Central Council of Indian Medicine
- Abbreviation: CCIM
- Formation: 1971; 55 years ago
- Type: Statutory body
- Purpose: Monitor education for Indian System of Medicine
- Location: New Delhi;
- Region served: India
- Parent organisation: Ministry of Ayurveda, Yoga and Naturopathy, Unani, Siddha and Homoeopathy (AYUSH)
- Website: ccimindias.org

= Central Council of Indian Medicine =

Former Medicine regulatory body of India (1971–2021)

Central Council of Indian Medicine (CCIM) was a statutory body under the Ministry of AYUSH, Government of India between 1971 and 2021. The CCIM was set up in 1971 under the Indian Medicine Central Council Act, (Act 48) which was passed in 1970. It is one of the Professional councils under University Grants Commission (UGC) to monitor higher education in Indian systems of medicine, including Ayurveda, Siddha, Unani and Sowa-Rigpa.

== Overview ==
It was located in New Delhi, India. CCIM was set up to suggest the benchmarks and practices to be followed in Indian medicinal systems. CCIM had been involved in regulating the Ayurveda, Siddha and Unani Tibb education courses at the graduate and post-graduate streams.

== Dissolution ==
The parliament and president approved the National Commission for Indian Systems of Medicine (NCISM) on 20 September 2020. In addition to maintaining a national and state register for practitioners, the NCISM legislates for the National Eligibility cum Entrance Test (NEET), and the National Exit Test (NExT).
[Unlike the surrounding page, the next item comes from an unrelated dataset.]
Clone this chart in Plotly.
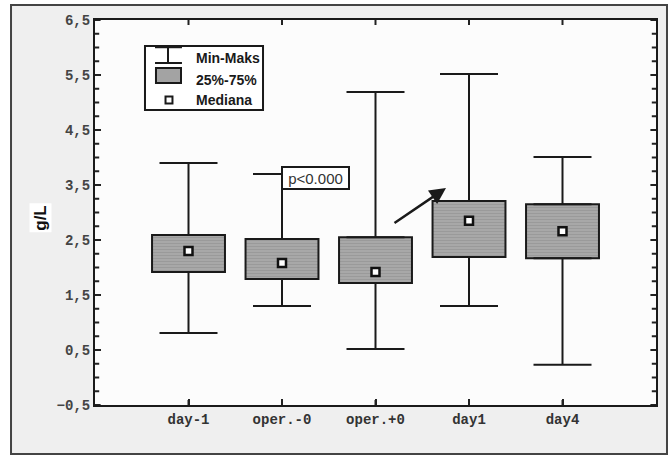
import plotly.graph_objects as go

categories = ["day-1", "oper.-0", "oper.+0", "day1", "day4"]
mins = [0.81, 1.30, 0.52, 1.30, 0.23]
q1 = [1.92, 1.79, 1.72, 2.19, 2.17]
medians = [2.30, 2.08, 1.92, 2.85, 2.66]
q3 = [2.59, 2.52, 2.55, 3.21, 3.15]
maxs = [3.90, 3.70, 5.19, 5.52, 4.01]
y_ticks = [-0.5, 0.5, 1.5, 2.5, 3.5, 4.5, 5.5, 6.5]
legend_labels = ["Min-Maks", "25%-75%", "Mediana"]
y_label = "g/L"
p_text = "p<0.000"

fig = go.Figure()

fig.add_trace(go.Bar(
    x=categories, y=[b - a for a, b in zip(q1, q3)], base=q1, width=0.78,
    marker=dict(color="#a3a3a3", line=dict(color="#1a1a1a", width=2),
                pattern=dict(shape="-", fgcolor="#8a8a8a", bgcolor="#a8a8a8", size=3, solidity=0.3)),
    showlegend=False, hoverinfo="skip"))
fig.add_trace(go.Scatter(
    x=categories, y=q3, mode="markers", marker=dict(size=1, color="rgba(0,0,0,0)"),
    error_y=dict(type="data", symmetric=False, array=[m - b for m, b in zip(maxs, q3)],
                 arrayminus=[0] * len(q3), color="#1a1a1a", thickness=2, width=29),
    showlegend=False, hoverinfo="skip"))
fig.add_trace(go.Scatter(
    x=categories, y=q1, mode="markers", marker=dict(size=1, color="rgba(0,0,0,0)"),
    error_y=dict(type="data", symmetric=False, array=[0] * len(q1),
                 arrayminus=[a - m for a, m in zip(q1, mins)], color="#1a1a1a", thickness=2, width=29),
    showlegend=False, hoverinfo="skip"))
fig.add_trace(go.Scatter(
    x=categories, y=medians, mode="markers",
    marker=dict(symbol="square", size=8, color="white", line=dict(color="#111111", width=2.5)),
    showlegend=False, hoverinfo="skip"))

W = dict(color="white", width=0)
shapes = [
    dict(type="rect", xref="paper", yref="paper", x0=-0.2, x1=-0.1497, y0=-0.2, y1=1.2, fillcolor="white", line=W),
    dict(type="rect", xref="paper", yref="paper", x0=1.0196, x1=1.1, y0=-0.2, y1=1.2, fillcolor="white", line=W),
    dict(type="rect", xref="paper", yref="paper", x0=-0.2, x1=1.1, y0=1.039, y1=1.2, fillcolor="white", line=W),
    dict(type="rect", xref="paper", yref="paper", x0=-0.2, x1=1.1, y0=-0.2, y1=-0.127, fillcolor="white", line=W),
    dict(type="rect", xref="paper", yref="paper", x0=-0.1497, x1=1.0196, y0=-0.127, y1=1.039,
         line=dict(color="#444444", width=2)),
    dict(type="rect", xref="paper", yref="paper", x0=0.0891, x1=0.2995, y0=0.7662, y1=0.9325,
         fillcolor="white", line=dict(color="#1a1a1a", width=2)),
    dict(type="line", xref="paper", yref="paper", x0=0.107, x1=0.155, y0=0.9299, y1=0.9299,
         line=dict(color="#1a1a1a", width=2.5)),
    dict(type="line", xref="paper", yref="paper", x0=0.1301, x1=0.1301, y0=0.9299, y1=0.8883,
         line=dict(color="#1a1a1a", width=2)),
    dict(type="line", xref="paper", yref="paper", x0=0.107, x1=0.155, y0=0.8883, y1=0.8883,
         line=dict(color="#1a1a1a", width=2)),
    dict(type="rect", xref="paper", yref="paper", x0=0.1087, x1=0.1533, y0=0.8364, y1=0.8753,
         fillcolor="#a3a3a3", line=dict(color="#1a1a1a", width=2)),
    dict(type="rect", xref="paper", yref="paper", x0=0.1257, x1=0.1381, y0=0.7831, y1=0.8013,
         fillcolor="white", line=dict(color="#1a1a1a", width=2)),
]

# inside tick marks (left/right for y, bottom/top for x), placed via axis scales
TICK = dict(color="#222222", width=2)
minor_vals = [y_ticks[0] + 0.25 * k for k in range(int((y_ticks[-1] - y_ticks[0]) / 0.25) + 1)]
for v in minor_vals:
    major = v in y_ticks
    ln = 0.010 if major else 0.0075
    for x0, x1 in ((0, ln), (1 - ln, 1)):
        shapes.append(dict(type="line", xref="x domain", yref="y", x0=x0, x1=x1, y0=v, y1=v, line=TICK))
for c in categories:
    for y0, y1 in ((0, 0.013), (0.987, 1)):
        shapes.append(dict(type="line", xref="x", yref="y domain", x0=c, x1=c, y0=y0, y1=y1, line=TICK))

leg_y = [0.9013, 0.8442, 0.7922]
annotations = [
    dict(xref="paper", yref="paper", x=0.1765, y=yy, text=t, showarrow=False, xanchor="left",
         yanchor="middle", font=dict(family="Liberation Sans, Arial", size=14, color="#1a1a1a", weight="bold"))
    for t, yy in zip(legend_labels, leg_y)
]
annotations.append(dict(
    xref="paper", yref="paper", x=-0.117, y=0.486, text=y_label, textangle=-90, showarrow=False,
    font=dict(family="Liberation Sans, Arial", size=17, color="#111111", weight="bold"),
    bgcolor="white", borderpad=1))
annotations.append(dict(
    x=1.358, y=3.63, xref="x", yref="y", text=p_text, showarrow=False,
    font=dict(family="Liberation Sans, Arial", size=15, color="#333333"),
    bgcolor="white", bordercolor="#1a1a1a", borderwidth=2, borderpad=1, width=63, height=18))
annotations.append(dict(
    x=2.754, y=3.445, ax=2.187, ay=2.79, xref="x", yref="y", axref="x", ayref="y",
    text="", showarrow=True, arrowhead=2, arrowsize=1.3, arrowwidth=2.5, arrowcolor="#1a1a1a"))

fig.update_layout(
    width=669, height=458,
    margin=dict(l=95, r=13, t=20, b=53),
    paper_bgcolor="#efefef", plot_bgcolor="#fcfcfc",
    separators=",.",
    shapes=shapes, annotations=annotations,
    showlegend=False,
    xaxis=dict(type="category", range=[-1, 5], showgrid=False, zeroline=False,
               showline=True, linecolor="#1a1a1a", linewidth=2, mirror=True,
               ticks="inside", ticklen=6, tickwidth=2, tickcolor="#222222",
               tickfont=dict(family="Liberation Mono, Courier New, monospace", size=14,
                             color="#333333", weight="bold")),
    yaxis=dict(range=[-0.5, 6.5], tickvals=y_ticks, tickformat=".1f",
               showgrid=False, zeroline=False,
               showline=True, linecolor="#1a1a1a", linewidth=2, mirror=True,
               ticks="inside", ticklen=6, tickwidth=2, tickcolor="#222222",
               tickfont=dict(family="Liberation Mono, Courier New, monospace", size=14,
                             color="#444444", weight="bold")),
)

fig.write_html("out.html")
Since 2021, Central Council of Indian Medicine was dissolved and its role was overtaken by National Commission for Indian System of Medicine. The National Commission for Indian System of Medicine set up according to the National Commission for Indian System of Medicine Act, 2021, will govern the Board of Ayurveda and Unani and the Board of Unani, Siddha and Sowarigpa.